We are obliged to turn out of this queer cottage next week; but we have been fortunate enough to get the more comfortable house on the other side of the road, so that we can move without any trouble. Thus our address will continue to be the same until the end of August.
Tennyson, who is one of the "hill-folk" about here, has found us out.
Letter to the Hon. Mrs. Robert Lytton[15] (now Lady Lytton), 25th July, 1871.
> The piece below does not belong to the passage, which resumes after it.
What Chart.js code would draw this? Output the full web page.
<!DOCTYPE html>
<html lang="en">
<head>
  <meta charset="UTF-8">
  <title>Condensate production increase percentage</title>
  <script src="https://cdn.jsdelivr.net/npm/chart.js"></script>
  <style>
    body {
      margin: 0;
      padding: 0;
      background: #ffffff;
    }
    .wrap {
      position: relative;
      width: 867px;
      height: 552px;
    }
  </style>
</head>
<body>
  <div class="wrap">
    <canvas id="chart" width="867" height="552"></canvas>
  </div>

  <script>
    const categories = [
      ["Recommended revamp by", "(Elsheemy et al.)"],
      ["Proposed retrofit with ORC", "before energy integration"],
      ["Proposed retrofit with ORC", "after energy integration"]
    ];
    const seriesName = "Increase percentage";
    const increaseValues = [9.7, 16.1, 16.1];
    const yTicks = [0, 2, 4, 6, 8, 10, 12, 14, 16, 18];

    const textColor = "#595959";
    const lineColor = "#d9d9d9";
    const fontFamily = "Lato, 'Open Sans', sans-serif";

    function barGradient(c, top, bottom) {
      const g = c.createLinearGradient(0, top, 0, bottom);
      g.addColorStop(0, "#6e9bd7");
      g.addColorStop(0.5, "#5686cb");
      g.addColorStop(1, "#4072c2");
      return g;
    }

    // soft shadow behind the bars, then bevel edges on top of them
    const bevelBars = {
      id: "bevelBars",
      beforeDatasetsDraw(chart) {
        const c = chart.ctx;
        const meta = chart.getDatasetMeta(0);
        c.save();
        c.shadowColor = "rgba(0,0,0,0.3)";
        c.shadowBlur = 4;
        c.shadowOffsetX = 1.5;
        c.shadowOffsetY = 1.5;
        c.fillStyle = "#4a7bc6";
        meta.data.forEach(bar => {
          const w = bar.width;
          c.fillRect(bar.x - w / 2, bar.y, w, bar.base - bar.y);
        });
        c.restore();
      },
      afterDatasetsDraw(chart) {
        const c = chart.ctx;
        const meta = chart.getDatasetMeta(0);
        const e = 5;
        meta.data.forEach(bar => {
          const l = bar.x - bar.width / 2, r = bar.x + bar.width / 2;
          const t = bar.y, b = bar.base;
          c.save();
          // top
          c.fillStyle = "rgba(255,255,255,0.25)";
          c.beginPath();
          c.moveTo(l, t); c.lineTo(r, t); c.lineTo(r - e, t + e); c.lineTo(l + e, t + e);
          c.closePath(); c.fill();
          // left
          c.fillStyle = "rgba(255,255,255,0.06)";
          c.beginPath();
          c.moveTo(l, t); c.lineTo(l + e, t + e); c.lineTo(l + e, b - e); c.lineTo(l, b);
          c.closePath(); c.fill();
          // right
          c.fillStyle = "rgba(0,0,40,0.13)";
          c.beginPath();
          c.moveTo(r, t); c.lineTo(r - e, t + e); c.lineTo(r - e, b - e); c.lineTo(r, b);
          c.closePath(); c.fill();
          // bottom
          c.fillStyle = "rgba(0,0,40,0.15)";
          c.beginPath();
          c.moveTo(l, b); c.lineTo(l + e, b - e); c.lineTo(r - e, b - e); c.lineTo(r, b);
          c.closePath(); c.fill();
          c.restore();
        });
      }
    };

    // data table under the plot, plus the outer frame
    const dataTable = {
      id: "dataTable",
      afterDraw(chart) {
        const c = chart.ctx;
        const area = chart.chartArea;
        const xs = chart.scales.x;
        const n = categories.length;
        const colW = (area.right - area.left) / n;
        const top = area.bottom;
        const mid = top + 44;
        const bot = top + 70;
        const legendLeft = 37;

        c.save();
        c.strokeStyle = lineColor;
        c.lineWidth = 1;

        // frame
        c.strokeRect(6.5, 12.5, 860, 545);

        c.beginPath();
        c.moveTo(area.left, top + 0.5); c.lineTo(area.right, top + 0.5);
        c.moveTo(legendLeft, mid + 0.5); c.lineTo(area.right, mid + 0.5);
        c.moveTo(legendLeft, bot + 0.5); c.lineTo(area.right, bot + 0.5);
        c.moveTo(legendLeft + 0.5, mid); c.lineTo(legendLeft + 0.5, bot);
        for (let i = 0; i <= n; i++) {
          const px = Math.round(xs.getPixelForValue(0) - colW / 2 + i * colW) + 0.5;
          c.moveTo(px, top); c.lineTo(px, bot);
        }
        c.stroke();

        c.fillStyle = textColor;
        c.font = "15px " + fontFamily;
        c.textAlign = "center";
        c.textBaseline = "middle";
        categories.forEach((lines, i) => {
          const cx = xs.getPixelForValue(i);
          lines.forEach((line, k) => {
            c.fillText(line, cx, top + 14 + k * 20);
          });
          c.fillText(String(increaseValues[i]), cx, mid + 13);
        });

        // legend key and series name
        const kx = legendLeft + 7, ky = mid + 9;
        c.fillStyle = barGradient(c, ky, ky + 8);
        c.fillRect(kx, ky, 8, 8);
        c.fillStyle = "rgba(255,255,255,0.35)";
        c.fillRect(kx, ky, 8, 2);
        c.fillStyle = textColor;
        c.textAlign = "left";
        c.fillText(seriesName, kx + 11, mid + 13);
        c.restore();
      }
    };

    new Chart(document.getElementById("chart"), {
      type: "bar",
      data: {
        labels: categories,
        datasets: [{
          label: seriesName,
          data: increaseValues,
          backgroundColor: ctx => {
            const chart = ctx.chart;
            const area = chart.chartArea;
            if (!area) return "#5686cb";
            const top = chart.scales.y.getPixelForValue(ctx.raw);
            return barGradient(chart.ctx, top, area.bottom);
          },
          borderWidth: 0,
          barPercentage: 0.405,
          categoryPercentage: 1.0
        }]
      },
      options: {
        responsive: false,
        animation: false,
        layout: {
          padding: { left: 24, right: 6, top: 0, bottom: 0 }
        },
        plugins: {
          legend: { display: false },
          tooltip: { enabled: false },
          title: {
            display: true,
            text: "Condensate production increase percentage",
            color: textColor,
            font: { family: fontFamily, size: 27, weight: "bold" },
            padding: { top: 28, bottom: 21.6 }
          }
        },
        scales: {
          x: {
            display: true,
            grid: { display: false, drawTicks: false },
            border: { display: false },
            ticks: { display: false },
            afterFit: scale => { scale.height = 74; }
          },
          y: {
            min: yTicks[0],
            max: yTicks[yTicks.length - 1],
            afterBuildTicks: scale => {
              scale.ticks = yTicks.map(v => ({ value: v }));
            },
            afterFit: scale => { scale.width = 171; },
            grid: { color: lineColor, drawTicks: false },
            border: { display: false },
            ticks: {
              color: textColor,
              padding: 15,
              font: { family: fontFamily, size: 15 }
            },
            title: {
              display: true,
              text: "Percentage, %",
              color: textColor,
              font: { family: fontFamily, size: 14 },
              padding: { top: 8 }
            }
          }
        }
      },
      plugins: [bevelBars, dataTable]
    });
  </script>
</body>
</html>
This morning your husband's letter came to us, but if I did not know that it would be nearly a week before any words of mine could reach you, I should abstain from writing just yet, feeling that in the first days of sorrowing it is better to keep silence. For a long while after a great bereavement our only companionship is with the lost one. Yet I hope it will not be without good to you to have signs of love from your friends, and to be reminded that you have a home in their affections, which is made larger for you by your trouble. For weeks my thought has been continually going out to you, and the absence of news has made me so fearful that I have mourned beforehand. I have been feeling that probably you were undergoing the bitterest grief you had ever known. But under the heart-stroke, is there anything better than to grieve? Strength will come back for the duty and the fellowship which gradually bring new contentments, but at first there is no joy to be desired that would displace sorrow.
What is better than to love and live with the loved? But that must sometimes bring us to live with the dead; and this too turns at last into a very tranquil and sweet tie, safe from change and injury.
You see, I make myself a warrant out of my regard for you, to write as if we had long been near each other. And I cannot help wishing that we were physically nearer—that you were not on the other side of Europe. We shall trust in Mr. Lytton's kindness to let us hear of you by and by. But you must never write except to satisfy your own longing. May all true help surround you, dear Mrs. Lytton, and whenever you can think of me, believe in me as yours with sincere affection.
Letter to Miss Mary Cross, 31st July, 1871.
I read your touching story[16] aloud yesterday to Mr. Lewes, and we both cried over it. Your brother wrote to me that you had doubts about giving your name. My faith is, that signature is right in the absence of weighty special reasons against it.
We think of you all very often, and feel ourselves much the richer for having a whole dear family to reckon among our friends. We are to stay here till the end of the month. When the trees are yellow, I hope you will be coming to see us in St. John's Wood. How little like the woods we have around us! I suppose Weybridge is more agreeable than other places at present, if it has any of its extra warmth in this arctic season.
Our best love, to your dear mother supremely, and then to all.